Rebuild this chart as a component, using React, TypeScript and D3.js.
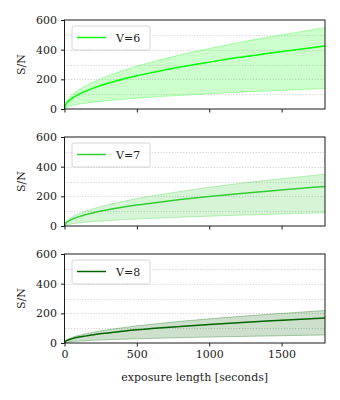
import React, { useEffect, useRef } from "react";
import * as d3 from "d3";

// exposure times (seconds)
const exposure = [0, 10, 25, 50, 100, 150, 200, 300, 400, 500, 600, 800, 1000, 1200, 1400, 1600, 1800];

// V=6
const v6Mid = [0, 32, 50, 71, 100, 122, 141, 173, 200, 224, 245, 283, 316, 347, 374, 400, 425];
const v6Hi = [0, 41, 65, 92, 129, 158, 182, 223, 258, 289, 316, 365, 408, 447, 483, 516, 548];
const v6Lo = [0, 10, 16, 23, 33, 40, 46, 56, 65, 73, 80, 92, 103, 113, 122, 130, 138];

// V=7
const v7Mid = [0, 20, 31, 45, 63, 77, 89, 109, 126, 141, 154, 178, 199, 218, 235, 251, 267];
const v7Hi = [0, 26, 41, 59, 83, 101, 117, 143, 165, 185, 202, 233, 261, 286, 308, 329, 349];
const v7Lo = [0, 7, 10, 15, 21, 26, 30, 36, 42, 47, 51, 59, 66, 73, 78, 84, 89];

// V=8
const v8Mid = [0, 13, 20, 28, 40, 48, 56, 68, 79, 89, 97, 112, 125, 137, 148, 158, 168];
const v8Hi = [0, 17, 26, 37, 52, 63, 73, 89, 103, 116, 126, 146, 163, 178, 193, 206, 219];
const v8Lo = [0, 4, 6, 9, 13, 15, 18, 22, 25, 28, 31, 36, 40, 44, 47, 51, 54];

const labels = ["V=6", "V=7", "V=8"];
const colors = ["#00ff00", "#32cd32", "#006400"];
const yTicks = [0, 200, 400, 600];
const gridVals = [100, 200, 300, 400, 500];
const xTicks = [0, 500, 1000, 1500];

const panels = [
  { label: labels[0], color: colors[0], mid: v6Mid, hi: v6Hi, lo: v6Lo },
  { label: labels[1], color: colors[1], mid: v7Mid, hi: v7Hi, lo: v7Lo },
  { label: labels[2], color: colors[2], mid: v8Mid, hi: v8Hi, lo: v8Lo },
];

const FONT = "DejaVu Serif";
const FS = 11;

function Chart() {
  const node = useRef<SVGSVGElement | null>(null);

  useEffect(() => {
    const svg = d3.select(node.current);
    svg.selectAll("*").remove();

    const left = 64.5, right = 325;
    const panelH = 89;
    const tops = [20, 137, 254];

    const x = d3.scaleLinear().domain([0, 1800]).range([left, right]);

    const styleText = (sel: any) =>
      sel.style("font-family", FONT).style("font-size", FS + "px").attr("fill", "#222");

    panels.forEach((p, i) => {
      const top = tops[i];
      const y = d3.scaleLinear().domain([0, 600]).range([top + panelH, top]);
      const g = svg.append("g");

      // dotted grid
      g.selectAll("line.grid")
        .data(gridVals)
        .enter()
        .append("line")
        .attr("x1", left + 1)
        .attr("x2", right)
        .attr("y1", (d) => Math.round(y(d)) + 0.5)
        .attr("y2", (d) => Math.round(y(d)) + 0.5)
        .attr("stroke", "#cccccc")
        .attr("stroke-width", 1)
        .attr("stroke-dasharray", "1,1.8");

      const pts = exposure.map((t, k) => ({ t, m: p.mid[k], h: p.hi[k], l: p.lo[k] }));

      const area = d3
        .area<any>()
        .x((d) => x(d.t))
        .y0((d) => y(d.l))
        .y1((d) => y(d.h))
        .curve(d3.curveMonotoneX);
      g.append("path")
        .attr("d", area(pts))
        .attr("fill", p.color)
        .attr("fill-opacity", 0.2);

      const edge = (key: string) =>
        d3
          .line<any>()
          .x((d) => x(d.t))
          .y((d) => y(d[key]))
          .curve(d3.curveMonotoneX);
      ["h", "l"].forEach((k) => {
        g.append("path")
          .attr("d", edge(k)(pts))
          .attr("fill", "none")
          .attr("stroke", p.color)
          .attr("stroke-opacity", 0.3)
          .attr("stroke-width", 1);
      });
      g.append("path")
        .attr("d", edge("m")(pts))
        .attr("fill", "none")
        .attr("stroke", p.color)
        .attr("stroke-width", 1.5);

      // frame
      g.append("rect")
        .attr("x", left)
        .attr("y", top)
        .attr("width", right - left)
        .attr("height", panelH)
        .attr("fill", "none")
        .attr("stroke", "#1a1a1a")
        .attr("stroke-width", 1);

      // y axis
      const yAxis = g.append("g").attr("transform", `translate(${left},0)`)
        .call(d3.axisLeft(y).tickValues(yTicks).tickSize(3.5).tickPadding(4));
      yAxis.select(".domain").remove();
      styleText(yAxis.selectAll("text"));
      yAxis.selectAll("line").attr("stroke", "#1a1a1a");

      // x axis
      const xAxis = g.append("g").attr("transform", `translate(0,${top + panelH})`)
        .call(d3.axisBottom(x).tickValues(xTicks).tickSize(3.5).tickPadding(4)
          .tickFormat(i === 2 ? (d3.format("d") as any) : () => ""));
      xAxis.select(".domain").remove();
      styleText(xAxis.selectAll("text"));
      xAxis.selectAll("line").attr("stroke", "#1a1a1a");

      // y label
      styleText(
        g.append("text")
          .attr("transform", `translate(25,${top + panelH / 2})rotate(-90)`)
          .attr("text-anchor", "middle")
          .text("S/N")
      );

      // legend
      g.append("rect")
        .attr("x", 72)
        .attr("y", top + 6)
        .attr("width", 78)
        .attr("height", 24)
        .attr("rx", 2)
        .attr("fill", "white")
        .attr("fill-opacity", 0.8)
        .attr("stroke", "#cccccc")
        .attr("stroke-width", 0.8);
      g.append("line")
        .attr("x1", 77)
        .attr("x2", 106)
        .attr("y1", top + 17.5)
        .attr("y2", top + 17.5)
        .attr("stroke", p.color)
        .attr("stroke-width", 1.5);
      styleText(
        g.append("text")
          .attr("x", 116)
          .attr("y", top + 22)
          .text(p.label)
      );
    });

    styleText(
      svg.append("text")
        .attr("x", (left + right) / 2)
        .attr("y", 381)
        .attr("text-anchor", "middle")
        .text("exposure length [seconds]")
    );
  }, []);

  return <svg ref={node} width={340} height={400} style={{ display: "block" }} />;
}

export default function App() {
  return (
    <div style={{ position: "absolute", left: 0, top: 0, background: "white" }}>
      <Chart />
    </div>
  );
}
☆ ☆ ☆
**Work to complete**
Leave out the pictures and transcribe everything else exactly.

**Solution to the exercise**
Rebuild this chart as a component, using React, TypeScript and D3.js.
import React, { useEffect, useRef } from "react";
import * as d3 from "d3";

// exposure times (seconds)
const exposure = [0, 10, 25, 50, 100, 150, 200, 300, 400, 500, 600, 800, 1000, 1200, 1400, 1600, 1800];

// V=6
const v6Mid = [0, 32, 50, 71, 100, 122, 141, 173, 200, 224, 245, 283, 316, 347, 374, 400, 425];
const v6Hi = [0, 41, 65, 92, 129, 158, 182, 223, 258, 289, 316, 365, 408, 447, 483, 516, 548];
const v6Lo = [0, 10, 16, 23, 33, 40, 46, 56, 65, 73, 80, 92, 103, 113, 122, 130, 138];

// V=7
const v7Mid = [0, 20, 31, 45, 63, 77, 89, 109, 126, 141, 154, 178, 199, 218, 235, 251, 267];
const v7Hi = [0, 26, 41, 59, 83, 101, 117, 143, 165, 185, 202, 233, 261, 286, 308, 329, 349];
const v7Lo = [0, 7, 10, 15, 21, 26, 30, 36, 42, 47, 51, 59, 66, 73, 78, 84, 89];

// V=8
const v8Mid = [0, 13, 20, 28, 40, 48, 56, 68, 79, 89, 97, 112, 125, 137, 148, 158, 168];
const v8Hi = [0, 17, 26, 37, 52, 63, 73, 89, 103, 116, 126, 146, 163, 178, 193, 206, 219];
const v8Lo = [0, 4, 6, 9, 13, 15, 18, 22, 25, 28, 31, 36, 40, 44, 47, 51, 54];

const labels = ["V=6", "V=7", "V=8"];
const colors = ["#00ff00", "#32cd32", "#006400"];
const yTicks = [0, 200, 400, 600];
const gridVals = [100, 200, 300, 400, 500];
const xTicks = [0, 500, 1000, 1500];

const panels = [
  { label: labels[0], color: colors[0], mid: v6Mid, hi: v6Hi, lo: v6Lo },
  { label: labels[1], color: colors[1], mid: v7Mid, hi: v7Hi, lo: v7Lo },
  { label: labels[2], color: colors[2], mid: v8Mid, hi: v8Hi, lo: v8Lo },
];

const FONT = "DejaVu Serif";
const FS = 11;

function Chart() {
  const node = useRef<SVGSVGElement | null>(null);

  useEffect(() => {
    const svg = d3.select(node.current);
    svg.selectAll("*").remove();

    const left = 64.5, right = 325;
    const panelH = 89;
    const tops = [20, 137, 254];

    const x = d3.scaleLinear().domain([0, 1800]).range([left, right]);

    const styleText = (sel: any) =>
      sel.style("font-family", FONT).style("font-size", FS + "px").attr("fill", "#222");

    panels.forEach((p, i) => {
      const top = tops[i];
      const y = d3.scaleLinear().domain([0, 600]).range([top + panelH, top]);
      const g = svg.append("g");

      // dotted grid
      g.selectAll("line.grid")
        .data(gridVals)
        .enter()
        .append("line")
        .attr("x1", left + 1)
        .attr("x2", right)
        .attr("y1", (d) => Math.round(y(d)) + 0.5)
        .attr("y2", (d) => Math.round(y(d)) + 0.5)
        .attr("stroke", "#cccccc")
        .attr("stroke-width", 1)
        .attr("stroke-dasharray", "1,1.8");

      const pts = exposure.map((t, k) => ({ t, m: p.mid[k], h: p.hi[k], l: p.lo[k] }));

      const area = d3
        .area<any>()
        .x((d) => x(d.t))
        .y0((d) => y(d.l))
        .y1((d) => y(d.h))
        .curve(d3.curveMonotoneX);
      g.append("path")
        .attr("d", area(pts))
        .attr("fill", p.color)
        .attr("fill-opacity", 0.2);

      const edge = (key: string) =>
        d3
          .line<any>()
          .x((d) => x(d.t))
          .y((d) => y(d[key]))
          .curve(d3.curveMonotoneX);
      ["h", "l"].forEach((k) => {
        g.append("path")
          .attr("d", edge(k)(pts))
          .attr("fill", "none")
          .attr("stroke", p.color)
          .attr("stroke-opacity", 0.3)
          .attr("stroke-width", 1);
      });
      g.append("path")
        .attr("d", edge("m")(pts))
        .attr("fill", "none")
        .attr("stroke", p.color)
        .attr("stroke-width", 1.5);

      // frame
      g.append("rect")
        .attr("x", left)
        .attr("y", top)
        .attr("width", right - left)
        .attr("height", panelH)
        .attr("fill", "none")
        .attr("stroke", "#1a1a1a")
        .attr("stroke-width", 1);

      // y axis
      const yAxis = g.append("g").attr("transform", `translate(${left},0)`)
        .call(d3.axisLeft(y).tickValues(yTicks).tickSize(3.5).tickPadding(4));
      yAxis.select(".domain").remove();
      styleText(yAxis.selectAll("text"));
      yAxis.selectAll("line").attr("stroke", "#1a1a1a");

      // x axis
      const xAxis = g.append("g").attr("transform", `translate(0,${top + panelH})`)
        .call(d3.axisBottom(x).tickValues(xTicks).tickSize(3.5).tickPadding(4)
          .tickFormat(i === 2 ? (d3.format("d") as any) : () => ""));
      xAxis.select(".domain").remove();
      styleText(xAxis.selectAll("text"));
      xAxis.selectAll("line").attr("stroke", "#1a1a1a");

      // y label
      styleText(
        g.append("text")
          .attr("transform", `translate(25,${top + panelH / 2})rotate(-90)`)
          .attr("text-anchor", "middle")
          .text("S/N")
      );

      // legend
      g.append("rect")
        .attr("x", 72)
        .attr("y", top + 6)
        .attr("width", 78)
        .attr("height", 24)
        .attr("rx", 2)
        .attr("fill", "white")
        .attr("fill-opacity", 0.8)
        .attr("stroke", "#cccccc")
        .attr("stroke-width", 0.8);
      g.append("line")
        .attr("x1", 77)
        .attr("x2", 106)
        .attr("y1", top + 17.5)
        .attr("y2", top + 17.5)
        .attr("stroke", p.color)
        .attr("stroke-width", 1.5);
      styleText(
        g.append("text")
          .attr("x", 116)
          .attr("y", top + 22)
          .text(p.label)
      );
    });

    styleText(
      svg.append("text")
        .attr("x", (left + right) / 2)
        .attr("y", 381)
        .attr("text-anchor", "middle")
        .text("exposure length [seconds]")
    );
  }, []);

  return <svg ref={node} width={340} height={400} style={{ display: "block" }} />;
}

export default function App() {
  return (
    <div style={{ position: "absolute", left: 0, top: 0, background: "white" }}>
      <Chart />
    </div>
  );
}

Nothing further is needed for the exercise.